J'ai toujours tout essayé pour revenir sur les pistes de course. Je n'ai jamais voulu me reprocher à l'avenir de ne pas avoir tout donné pour ma passion. Après la dernière blessure, c’était le bon moment pour moi d’arrêter.

Encore aujourd’hui, avez-vous encore des séquelles liées à ces blessures?

Je me porte très bien pour mener une vie normale et j’apprécie vraiment cela. Malheureusement, c’est encore trop de stress pour pratiquer ma passion à ce niveau, être un coureur professionnel.

Avez-vous des appréhensions à remonter sur les skis, même pour le plaisir?

Le ski normal ne me pose aucun problème, comme je n’ai plus à dévaler les pistes à plus de 140 km/h en position accroupie.

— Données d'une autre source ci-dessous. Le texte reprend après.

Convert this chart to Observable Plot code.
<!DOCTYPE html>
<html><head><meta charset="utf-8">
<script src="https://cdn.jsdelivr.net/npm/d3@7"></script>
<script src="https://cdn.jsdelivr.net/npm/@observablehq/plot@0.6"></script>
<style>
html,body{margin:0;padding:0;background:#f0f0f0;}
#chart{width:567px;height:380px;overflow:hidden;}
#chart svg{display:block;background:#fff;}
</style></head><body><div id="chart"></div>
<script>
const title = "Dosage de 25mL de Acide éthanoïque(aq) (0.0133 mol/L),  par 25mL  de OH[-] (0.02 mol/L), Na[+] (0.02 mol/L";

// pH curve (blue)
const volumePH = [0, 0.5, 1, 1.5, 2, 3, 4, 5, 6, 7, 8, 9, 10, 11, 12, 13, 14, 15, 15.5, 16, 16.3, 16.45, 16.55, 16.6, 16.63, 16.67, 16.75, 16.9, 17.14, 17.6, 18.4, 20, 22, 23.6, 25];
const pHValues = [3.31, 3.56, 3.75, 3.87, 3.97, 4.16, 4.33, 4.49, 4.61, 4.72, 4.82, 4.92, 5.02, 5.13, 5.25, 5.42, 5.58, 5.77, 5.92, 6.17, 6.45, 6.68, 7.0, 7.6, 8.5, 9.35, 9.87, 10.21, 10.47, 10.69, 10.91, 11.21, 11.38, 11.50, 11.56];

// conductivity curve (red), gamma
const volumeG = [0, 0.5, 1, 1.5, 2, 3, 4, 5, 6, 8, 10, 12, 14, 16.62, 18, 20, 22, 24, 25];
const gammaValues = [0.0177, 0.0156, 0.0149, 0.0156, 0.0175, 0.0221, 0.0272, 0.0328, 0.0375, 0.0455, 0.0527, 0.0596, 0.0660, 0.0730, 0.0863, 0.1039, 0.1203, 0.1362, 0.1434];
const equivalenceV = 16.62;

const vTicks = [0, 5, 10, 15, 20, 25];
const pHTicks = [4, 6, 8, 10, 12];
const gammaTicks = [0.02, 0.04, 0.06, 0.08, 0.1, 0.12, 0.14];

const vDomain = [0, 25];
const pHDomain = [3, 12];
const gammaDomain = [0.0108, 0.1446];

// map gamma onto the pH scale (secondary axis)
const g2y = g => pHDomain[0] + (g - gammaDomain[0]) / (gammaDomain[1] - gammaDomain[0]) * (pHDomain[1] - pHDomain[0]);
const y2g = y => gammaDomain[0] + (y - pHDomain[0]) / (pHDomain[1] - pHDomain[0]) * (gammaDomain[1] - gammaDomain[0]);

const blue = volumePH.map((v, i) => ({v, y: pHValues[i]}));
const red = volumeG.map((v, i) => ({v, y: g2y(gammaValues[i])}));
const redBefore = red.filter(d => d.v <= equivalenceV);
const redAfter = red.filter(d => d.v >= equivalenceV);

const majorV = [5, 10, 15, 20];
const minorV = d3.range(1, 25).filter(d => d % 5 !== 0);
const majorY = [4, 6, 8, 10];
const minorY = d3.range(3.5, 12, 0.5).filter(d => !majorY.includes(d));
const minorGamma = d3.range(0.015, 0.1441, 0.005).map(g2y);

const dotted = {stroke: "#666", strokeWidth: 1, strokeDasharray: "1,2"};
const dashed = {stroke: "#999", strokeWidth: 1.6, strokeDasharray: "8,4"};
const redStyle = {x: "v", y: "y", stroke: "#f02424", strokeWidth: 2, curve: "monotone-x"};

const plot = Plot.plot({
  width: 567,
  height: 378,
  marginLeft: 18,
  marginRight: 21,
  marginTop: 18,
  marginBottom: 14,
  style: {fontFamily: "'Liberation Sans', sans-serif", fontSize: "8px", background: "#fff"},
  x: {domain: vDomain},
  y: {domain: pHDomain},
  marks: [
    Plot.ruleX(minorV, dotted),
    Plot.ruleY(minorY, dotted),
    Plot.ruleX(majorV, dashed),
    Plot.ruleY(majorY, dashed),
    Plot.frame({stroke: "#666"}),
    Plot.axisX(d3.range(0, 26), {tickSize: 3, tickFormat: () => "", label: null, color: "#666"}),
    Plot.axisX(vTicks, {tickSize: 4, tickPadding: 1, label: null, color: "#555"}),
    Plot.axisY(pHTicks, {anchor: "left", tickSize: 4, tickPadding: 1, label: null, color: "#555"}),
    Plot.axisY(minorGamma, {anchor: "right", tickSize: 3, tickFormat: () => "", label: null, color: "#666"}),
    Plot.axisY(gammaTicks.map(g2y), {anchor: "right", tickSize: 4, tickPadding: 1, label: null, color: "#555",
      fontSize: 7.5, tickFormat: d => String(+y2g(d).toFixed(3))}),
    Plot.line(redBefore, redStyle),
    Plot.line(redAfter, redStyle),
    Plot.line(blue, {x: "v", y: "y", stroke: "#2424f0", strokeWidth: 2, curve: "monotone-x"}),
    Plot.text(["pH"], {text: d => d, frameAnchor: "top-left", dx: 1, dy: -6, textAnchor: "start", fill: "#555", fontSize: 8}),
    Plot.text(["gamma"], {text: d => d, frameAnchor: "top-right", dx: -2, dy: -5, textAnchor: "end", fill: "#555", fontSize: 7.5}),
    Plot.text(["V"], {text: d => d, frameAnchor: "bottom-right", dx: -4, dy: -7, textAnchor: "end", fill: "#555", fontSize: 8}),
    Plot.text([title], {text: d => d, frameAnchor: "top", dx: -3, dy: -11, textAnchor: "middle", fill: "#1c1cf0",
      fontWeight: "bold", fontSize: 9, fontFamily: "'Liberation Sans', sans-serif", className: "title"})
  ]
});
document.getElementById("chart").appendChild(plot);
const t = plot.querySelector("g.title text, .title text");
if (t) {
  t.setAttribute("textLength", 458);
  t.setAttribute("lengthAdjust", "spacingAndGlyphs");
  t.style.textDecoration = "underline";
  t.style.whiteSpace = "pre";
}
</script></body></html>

On sait que le ski peut être dangereux. Quel regard portez-vous sur le ski actuel? On a vu récemment de graves blessures comme celles d’Aleksander Kilde, Cyprien Sarrazin…

Ça fait toujours mal de voir des athlètes tomber. Qu’il y ait autant de skieurs qui se soient blessés ces dernières années, c’est inhabituel. En tant qu’ancien athlète, on sait exactement ce qu’ils vivent. D'un côté, on sait que c'est un sport à risques et que quelque chose peut arriver, mais on s'y prépare bien en été et on entraîne toutes les compétences possibles. De l'autre côté, on pousse tout à la limite pour réussir. Si, par exemple, le temps est mauvais et que les pistes sont préparées différemment, tout devient encore plus difficile à calculer et à trouver le bon équilibre entre tout faire pour aller chercher la victoire et la sécurité. À mon avis, il est désormais important de trouver le bon dialogue entre les athlètes et toutes les personnes impliquées afin de rendre les courses de ski plus sûres, mais toujours aussi attrayantes.

Quand vous êtes devant votre télé, quand votre frère en particulier prend le départ (il s’est blessé à l’épaule et au genou à Bormio, NDLR), dans quel état d'esprit êtes-vous? Avez-vous peur pour vos anciens coéquipiers, adversaires en Coupe du monde?

Je suis et j'ai toujours été plus nerveux quand mon frère est au départ que quand je le suis moi-même. Cela fait encore plus mal quand des gens proches de toi se blessent que quand tu dois le vivre toi-même. Dans ma tête, je suis encore un peu dans le feu de l’action lors d’une course, donc je suis excité comme tout le monde, mais je n'ai pas peur, je pense toujours positivement.

La semaine dernière à Bormio, c'est Cyprien Sarrazin qui a été victime d’une lourde chute lui causant un hématome au niveau du cerveau. Aux dernières nouvelles, il va devoir réapprendre certains gestes du quotidien comme s'asseoir, manger... Vous qui avez eu des blessures graves comme ça, pensez-vous qu'il pourrait remonter sur les skis?

J'espère vraiment que Cyprien pourra retrouver une vie "normale". Ce serait encore plus merveilleux s'il parvenait à revenir sur les pistes et au sommet du monde. Je crois profondément qu'un combattant comme lui peut y parvenir. Cependant, son esprit et son contrôle doivent coopérer pleinement pour prendre les bonnes décisions dans les situations les plus extrêmes. Je souhaite de tout cœur que tout se passe comme il le souhaite!

Quand on est un skieur de haut niveau, qu'on aime la compétition, après un tel choc, que se dit-on dans sa tête? Besoin de s'arrêter? Besoin d'essayer de revenir?

Je pense que c'est très personnel. Pour moi, il n'y a jamais eu de pensée directe d'arrêter pendant toutes mes blessures. Je me suis donné à fond avec le prochain objectif en tête. Certaines conditions de base doivent être réunies, comme une tête saine et fonctionnelle. Sinon, les sports extrêmes comme la descente ou le super-G peuvent provoquer des risques incalculables que je ne prendrais pas. Il y a trop de choses dans la vie qui sont encore plus importantes.